16 fevereiro, 2003

Werfremdungseffekt
A expressão acima, em alemão, significa algo como "olhar de estranhamento" ou "efeito de quem é estrangeiro a tudo". Teria sido criada pelo Bertolt Brecht. Não, eu jamais li uma linha sequer de Brecht e sequer pretendo ler. Minto. Li aquele texto chatérrimo, "O analfabeto político", que era estampado em camisetas e nos induziam a concluir que todo mundo que não usava estrelinha do PT, preferia bolsas comuns e não tinha lido nem o "Livro Vermelho" nem "O Capital" era babaca. Ou no mínimo culpado.

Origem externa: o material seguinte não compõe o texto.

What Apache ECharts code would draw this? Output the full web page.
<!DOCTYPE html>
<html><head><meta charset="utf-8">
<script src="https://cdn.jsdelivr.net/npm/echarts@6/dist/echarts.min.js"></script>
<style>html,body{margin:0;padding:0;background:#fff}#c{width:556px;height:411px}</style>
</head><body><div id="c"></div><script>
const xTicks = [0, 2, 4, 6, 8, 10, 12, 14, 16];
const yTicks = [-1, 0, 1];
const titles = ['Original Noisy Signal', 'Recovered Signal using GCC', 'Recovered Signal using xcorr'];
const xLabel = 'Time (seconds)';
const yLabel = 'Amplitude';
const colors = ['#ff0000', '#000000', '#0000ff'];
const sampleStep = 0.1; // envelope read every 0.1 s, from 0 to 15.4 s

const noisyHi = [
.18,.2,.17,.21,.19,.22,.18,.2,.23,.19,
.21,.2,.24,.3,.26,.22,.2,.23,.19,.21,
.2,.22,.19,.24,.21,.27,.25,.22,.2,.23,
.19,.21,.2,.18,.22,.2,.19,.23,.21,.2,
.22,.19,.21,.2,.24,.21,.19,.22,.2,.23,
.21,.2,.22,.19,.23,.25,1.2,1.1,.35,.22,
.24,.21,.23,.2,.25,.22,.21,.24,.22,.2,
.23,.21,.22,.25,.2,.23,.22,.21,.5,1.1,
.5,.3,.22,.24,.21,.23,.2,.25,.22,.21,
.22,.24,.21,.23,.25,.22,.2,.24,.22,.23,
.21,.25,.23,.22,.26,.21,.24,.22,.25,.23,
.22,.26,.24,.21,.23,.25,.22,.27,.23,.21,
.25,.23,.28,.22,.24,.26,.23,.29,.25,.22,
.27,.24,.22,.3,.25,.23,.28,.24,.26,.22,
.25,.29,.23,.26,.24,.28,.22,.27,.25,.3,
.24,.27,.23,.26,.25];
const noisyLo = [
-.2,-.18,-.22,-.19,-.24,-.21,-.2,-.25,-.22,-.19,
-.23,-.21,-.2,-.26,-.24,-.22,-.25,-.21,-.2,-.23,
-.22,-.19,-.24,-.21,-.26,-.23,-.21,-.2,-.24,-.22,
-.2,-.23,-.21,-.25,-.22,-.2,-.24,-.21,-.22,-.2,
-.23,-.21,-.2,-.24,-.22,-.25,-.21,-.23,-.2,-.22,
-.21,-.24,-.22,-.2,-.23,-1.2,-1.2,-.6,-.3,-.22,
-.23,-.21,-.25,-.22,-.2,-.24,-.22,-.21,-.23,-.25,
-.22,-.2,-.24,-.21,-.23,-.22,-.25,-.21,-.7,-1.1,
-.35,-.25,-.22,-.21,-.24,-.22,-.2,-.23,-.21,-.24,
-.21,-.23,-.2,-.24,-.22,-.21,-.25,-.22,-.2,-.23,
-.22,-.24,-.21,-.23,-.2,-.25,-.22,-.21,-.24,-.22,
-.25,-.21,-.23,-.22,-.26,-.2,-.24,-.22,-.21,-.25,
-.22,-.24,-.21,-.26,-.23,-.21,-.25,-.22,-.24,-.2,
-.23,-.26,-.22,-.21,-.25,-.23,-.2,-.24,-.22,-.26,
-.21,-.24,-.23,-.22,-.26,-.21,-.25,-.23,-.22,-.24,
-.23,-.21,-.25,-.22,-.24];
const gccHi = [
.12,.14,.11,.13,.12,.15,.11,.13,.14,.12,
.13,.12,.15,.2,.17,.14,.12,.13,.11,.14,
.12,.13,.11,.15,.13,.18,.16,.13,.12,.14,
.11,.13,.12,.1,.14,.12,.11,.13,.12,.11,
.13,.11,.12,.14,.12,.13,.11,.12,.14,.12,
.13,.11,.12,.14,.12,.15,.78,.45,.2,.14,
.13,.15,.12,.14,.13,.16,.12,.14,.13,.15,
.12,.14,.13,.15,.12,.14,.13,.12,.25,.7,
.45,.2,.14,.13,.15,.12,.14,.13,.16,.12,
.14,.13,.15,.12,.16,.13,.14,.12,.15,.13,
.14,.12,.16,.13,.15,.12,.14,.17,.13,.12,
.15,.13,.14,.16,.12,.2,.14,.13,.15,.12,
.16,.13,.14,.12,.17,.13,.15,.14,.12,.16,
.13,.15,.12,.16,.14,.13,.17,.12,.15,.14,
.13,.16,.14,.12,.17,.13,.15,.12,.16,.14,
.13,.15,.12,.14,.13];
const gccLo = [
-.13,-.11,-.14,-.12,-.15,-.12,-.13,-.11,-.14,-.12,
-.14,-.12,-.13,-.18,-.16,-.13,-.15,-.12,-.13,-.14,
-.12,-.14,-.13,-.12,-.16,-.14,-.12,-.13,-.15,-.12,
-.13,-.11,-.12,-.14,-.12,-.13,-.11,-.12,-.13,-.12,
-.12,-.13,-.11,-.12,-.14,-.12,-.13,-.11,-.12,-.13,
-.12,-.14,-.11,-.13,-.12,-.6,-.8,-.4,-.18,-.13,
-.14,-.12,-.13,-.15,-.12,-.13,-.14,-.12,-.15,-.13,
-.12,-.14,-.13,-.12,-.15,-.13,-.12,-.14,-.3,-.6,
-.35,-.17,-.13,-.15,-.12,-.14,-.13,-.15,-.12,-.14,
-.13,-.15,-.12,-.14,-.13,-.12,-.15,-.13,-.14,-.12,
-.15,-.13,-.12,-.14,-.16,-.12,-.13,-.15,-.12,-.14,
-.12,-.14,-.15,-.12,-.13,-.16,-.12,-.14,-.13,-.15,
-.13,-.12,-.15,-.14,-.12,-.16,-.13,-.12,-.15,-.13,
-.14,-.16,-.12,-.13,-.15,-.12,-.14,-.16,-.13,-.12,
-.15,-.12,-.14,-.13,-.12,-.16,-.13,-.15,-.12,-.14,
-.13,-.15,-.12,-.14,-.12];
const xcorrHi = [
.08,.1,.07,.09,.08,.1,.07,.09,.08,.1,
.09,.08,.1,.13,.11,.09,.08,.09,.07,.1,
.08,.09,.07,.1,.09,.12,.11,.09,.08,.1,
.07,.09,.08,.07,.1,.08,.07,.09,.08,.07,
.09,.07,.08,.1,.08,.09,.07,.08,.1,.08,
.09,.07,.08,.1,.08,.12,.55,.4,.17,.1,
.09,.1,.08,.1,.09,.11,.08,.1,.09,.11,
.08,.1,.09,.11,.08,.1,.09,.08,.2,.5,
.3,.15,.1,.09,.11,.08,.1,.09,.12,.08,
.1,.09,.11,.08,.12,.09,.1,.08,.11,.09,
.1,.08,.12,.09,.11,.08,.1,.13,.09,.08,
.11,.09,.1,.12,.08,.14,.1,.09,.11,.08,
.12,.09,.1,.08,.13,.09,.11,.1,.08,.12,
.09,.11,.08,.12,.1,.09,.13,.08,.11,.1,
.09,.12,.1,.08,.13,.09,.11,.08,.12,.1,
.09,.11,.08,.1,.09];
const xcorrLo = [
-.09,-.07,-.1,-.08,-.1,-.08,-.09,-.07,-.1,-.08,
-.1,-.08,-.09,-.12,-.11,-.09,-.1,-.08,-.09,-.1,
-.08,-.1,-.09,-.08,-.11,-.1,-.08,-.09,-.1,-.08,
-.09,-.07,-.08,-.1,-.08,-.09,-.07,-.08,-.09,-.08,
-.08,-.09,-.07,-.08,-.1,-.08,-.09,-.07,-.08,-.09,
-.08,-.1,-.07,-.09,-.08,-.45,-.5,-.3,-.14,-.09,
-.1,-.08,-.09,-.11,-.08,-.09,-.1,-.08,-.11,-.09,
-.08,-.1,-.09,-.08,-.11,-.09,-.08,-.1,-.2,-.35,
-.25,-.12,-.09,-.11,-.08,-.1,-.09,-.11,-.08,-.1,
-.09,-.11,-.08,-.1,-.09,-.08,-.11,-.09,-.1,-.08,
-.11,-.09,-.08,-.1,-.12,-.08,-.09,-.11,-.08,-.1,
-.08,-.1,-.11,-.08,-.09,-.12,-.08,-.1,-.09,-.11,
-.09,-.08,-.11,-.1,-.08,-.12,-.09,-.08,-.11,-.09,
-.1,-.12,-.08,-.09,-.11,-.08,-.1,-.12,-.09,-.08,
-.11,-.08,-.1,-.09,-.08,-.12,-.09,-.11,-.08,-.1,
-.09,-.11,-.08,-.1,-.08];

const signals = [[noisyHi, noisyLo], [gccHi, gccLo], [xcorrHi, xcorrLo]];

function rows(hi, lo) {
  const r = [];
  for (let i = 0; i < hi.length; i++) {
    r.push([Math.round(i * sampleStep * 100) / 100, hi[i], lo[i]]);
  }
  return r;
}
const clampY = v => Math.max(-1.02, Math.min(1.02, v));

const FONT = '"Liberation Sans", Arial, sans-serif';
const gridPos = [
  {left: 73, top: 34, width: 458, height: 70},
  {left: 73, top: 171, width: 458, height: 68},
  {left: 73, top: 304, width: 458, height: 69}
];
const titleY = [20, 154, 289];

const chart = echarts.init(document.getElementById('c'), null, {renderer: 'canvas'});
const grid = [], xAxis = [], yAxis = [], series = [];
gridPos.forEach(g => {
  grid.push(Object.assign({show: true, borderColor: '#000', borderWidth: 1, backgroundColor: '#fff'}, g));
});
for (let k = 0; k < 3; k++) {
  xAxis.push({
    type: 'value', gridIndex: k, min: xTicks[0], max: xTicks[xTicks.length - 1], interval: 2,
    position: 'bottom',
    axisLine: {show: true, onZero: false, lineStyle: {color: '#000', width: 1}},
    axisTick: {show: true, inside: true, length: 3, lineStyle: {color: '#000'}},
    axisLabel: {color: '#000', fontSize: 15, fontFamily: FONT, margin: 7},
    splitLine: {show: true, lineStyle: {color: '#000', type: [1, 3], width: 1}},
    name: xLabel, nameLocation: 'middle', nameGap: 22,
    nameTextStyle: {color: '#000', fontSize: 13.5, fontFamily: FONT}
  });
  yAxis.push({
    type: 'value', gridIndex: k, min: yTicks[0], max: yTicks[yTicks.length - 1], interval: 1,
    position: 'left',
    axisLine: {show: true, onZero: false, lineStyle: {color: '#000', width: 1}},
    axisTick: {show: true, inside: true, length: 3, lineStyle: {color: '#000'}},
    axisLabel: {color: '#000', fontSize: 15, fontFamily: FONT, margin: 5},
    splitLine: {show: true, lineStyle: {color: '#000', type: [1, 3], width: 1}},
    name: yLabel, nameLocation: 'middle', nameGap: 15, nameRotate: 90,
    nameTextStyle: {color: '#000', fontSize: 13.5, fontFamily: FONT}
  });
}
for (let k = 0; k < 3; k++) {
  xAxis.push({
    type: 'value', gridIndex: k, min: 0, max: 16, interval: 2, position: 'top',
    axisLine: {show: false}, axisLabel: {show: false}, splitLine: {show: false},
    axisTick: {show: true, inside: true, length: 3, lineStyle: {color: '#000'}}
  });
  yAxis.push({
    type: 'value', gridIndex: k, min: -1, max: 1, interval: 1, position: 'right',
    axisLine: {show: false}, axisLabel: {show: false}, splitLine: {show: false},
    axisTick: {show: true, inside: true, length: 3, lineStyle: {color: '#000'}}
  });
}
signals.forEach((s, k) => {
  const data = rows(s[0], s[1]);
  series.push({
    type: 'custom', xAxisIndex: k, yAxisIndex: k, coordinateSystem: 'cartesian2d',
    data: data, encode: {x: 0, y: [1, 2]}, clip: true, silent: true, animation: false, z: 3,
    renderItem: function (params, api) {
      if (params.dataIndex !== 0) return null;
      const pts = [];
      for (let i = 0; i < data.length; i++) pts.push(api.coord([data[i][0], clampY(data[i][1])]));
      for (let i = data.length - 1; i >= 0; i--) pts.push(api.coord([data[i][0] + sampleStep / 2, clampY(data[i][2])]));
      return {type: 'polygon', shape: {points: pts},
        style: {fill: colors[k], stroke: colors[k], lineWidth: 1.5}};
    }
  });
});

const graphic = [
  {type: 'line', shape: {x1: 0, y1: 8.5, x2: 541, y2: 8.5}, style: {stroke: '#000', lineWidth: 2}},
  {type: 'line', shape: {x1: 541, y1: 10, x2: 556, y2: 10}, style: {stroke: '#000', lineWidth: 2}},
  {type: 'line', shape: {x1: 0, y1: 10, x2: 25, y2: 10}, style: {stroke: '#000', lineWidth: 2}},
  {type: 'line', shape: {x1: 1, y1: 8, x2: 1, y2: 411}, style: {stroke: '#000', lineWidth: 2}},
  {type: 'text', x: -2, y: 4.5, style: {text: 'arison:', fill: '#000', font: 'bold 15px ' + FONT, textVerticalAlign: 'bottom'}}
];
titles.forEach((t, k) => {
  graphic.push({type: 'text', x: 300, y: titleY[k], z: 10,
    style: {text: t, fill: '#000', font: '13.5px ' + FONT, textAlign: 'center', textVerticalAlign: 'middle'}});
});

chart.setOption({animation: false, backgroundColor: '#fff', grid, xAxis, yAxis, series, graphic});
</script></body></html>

Conheci a expressão "werfremdungseffekt" em uma crônica do Fausto Wolff, jornalista de esquerda radical, inteligentíssimo, conhecido nos meios como "lenhador canadense", devido a seu porte físico gigantesco. Ele a usava para ilustrar a maneira com que devemos nos comportar diante do mundo, da miséria, da violência, da fome. Pelo menos uma vez por mês devemos olhar para a realidade que nos cerca com o tal "werfrendungseffekt". Nem que seja para fazer como Cortázar, "Instruções para chorar", pensar em um pato morto coberto de formigas ou em um desses golfos do extremo Sul onde ninguém jamais passa.
Hoje, vi pássaros voando muito alto, em formação de >. Fiquei pensando, "quando eles cansam, ou somente um cansa, como decidem que vão parar, como decidem onde vão pousar para descansar?. Meio assustador.

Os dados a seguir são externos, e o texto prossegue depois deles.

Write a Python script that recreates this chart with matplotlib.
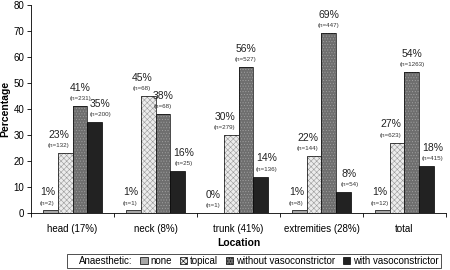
import matplotlib
matplotlib.use("Agg")
import matplotlib.pyplot as plt
import numpy as np
from matplotlib.patches import Patch

plt.rcParams['font.family'] = ['Liberation Sans', 'DejaVu Sans']
plt.rcParams['hatch.linewidth'] = 0.4

# 資料
locations = ['head (17%)', 'neck (8%)', 'trunk (41%)', 'extremities (28%)', 'total']
series = ['none', 'topical', 'without vasoconstrictor', 'with vasoconstrictor']
pct_none = [1, 1, 0, 1, 1]
pct_topical = [23, 45, 30, 22, 27]
pct_without = [41, 38, 56, 69, 54]
pct_with = [35, 16, 14, 8, 18]
n_none = [2, 1, 1, 8, 12]
n_topical = [132, 68, 279, 144, 623]
n_without = [231, 68, 527, 447, 1263]
n_with = [200, 25, 136, 54, 415]

values = [pct_none, pct_topical, pct_without, pct_with]
counts = [n_none, n_topical, n_without, n_with]
colors = ['#a6a6a6', '#ececec', '#6e6e6e', '#222222']
hatches = [None, 'xxxxxx', '......', None]
hatch_colors = [None, '#9a9a9a', '#a0a0a0', None]
label_dx = [-2, -4.5, 0, 4]   # 標籤左右偏移 (points)

fig = plt.figure(figsize=(4.5, 2.7), dpi=100)
ax = fig.add_axes([0.069, 0.211, 0.922, 0.772])

x = np.arange(len(locations))
w = 0.18
for i in range(4):
    pos = x + (i - 1.5) * w
    if hatches[i]:
        ax.bar(pos, values[i], width=w, color=colors[i], edgecolor=hatch_colors[i],
               linewidth=0, hatch=hatches[i])
        ax.bar(pos, values[i], width=w, fill=False, edgecolor='black', linewidth=0.5)
    else:
        ax.bar(pos, values[i], width=w, color=colors[i], edgecolor='black', linewidth=0.5)
    for xp, v, n in zip(pos, values[i], counts[i]):
        ax.annotate(f'{v}%', (xp, v), xytext=(label_dx[i], 9.5), textcoords='offset points',
                    ha='center', va='bottom', fontsize=7.5, color='#222222')
        ax.annotate(f'(n={n})', (xp, v), xytext=(label_dx[i], 3.5), textcoords='offset points',
                    ha='center', va='bottom', fontsize=4.5, color='#333333')

ax.set_xlim(-0.5, len(locations) - 0.5)
ax.set_ylim(0, 80)
ax.set_yticks(range(0, 81, 10))
ax.set_xticks(np.arange(len(locations) + 1) - 0.5)
ax.set_xticklabels([])
ax.set_xticks(x, minor=True)
ax.set_xticklabels(locations, minor=True)
ax.tick_params(axis='x', which='major', length=3, width=0.6, direction='out')
ax.tick_params(axis='x', which='minor', length=0, labelsize=7, pad=8)
ax.tick_params(axis='y', length=3, width=0.6, labelsize=7, pad=2)
ax.spines['top'].set_visible(False)
ax.spines['right'].set_visible(False)
ax.spines['left'].set_linewidth(0.6)
ax.spines['bottom'].set_linewidth(0.6)
ax.set_ylabel('Percentage', fontsize=7.5, fontweight='bold', labelpad=2)
ax.set_xlabel('Location', fontsize=7.5, fontweight='bold', labelpad=3)

handles = [Patch(visible=False, label='Anaesthetic:')]
for i in range(4):
    handles.append(Patch(facecolor=colors[i], edgecolor='black', linewidth=0.5,
                         hatch=hatches[i], label=series[i]))
leg = fig.legend(handles=handles, loc='lower left', bbox_to_anchor=(0.148, 0.008),
                 ncol=5, fontsize=7, frameon=True, fancybox=False,
                 handlelength=0.8, handleheight=0.8, handletextpad=0.3,
                 columnspacing=0.75, borderpad=0.2, borderaxespad=0)
leg.get_frame().set_edgecolor('black')
leg.get_frame().set_linewidth(0.6)

fig.savefig('out.png', dpi=100)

Aí você acordar no meio da noite e pensa, "assim é a vida?". "Eu vou sobreviver? Estou fazendo algo certo? Não vou virar mendigo? Serei necessário em alguma coisa?". É quando nosso olhar de estranhamento se volta para nós mesmos. Também poderia ser substituído por "o horror, o horror".
Mas olho uma fotografia na minha cortiça, lá está ela, me abraçando e sorrindo. E, por um momento, meu olhar já não era de estranhamento, e sim de carinho, de saudade (dois dias sem nos vermos). E pensei que juntos, perto um do outro, não teremos medo.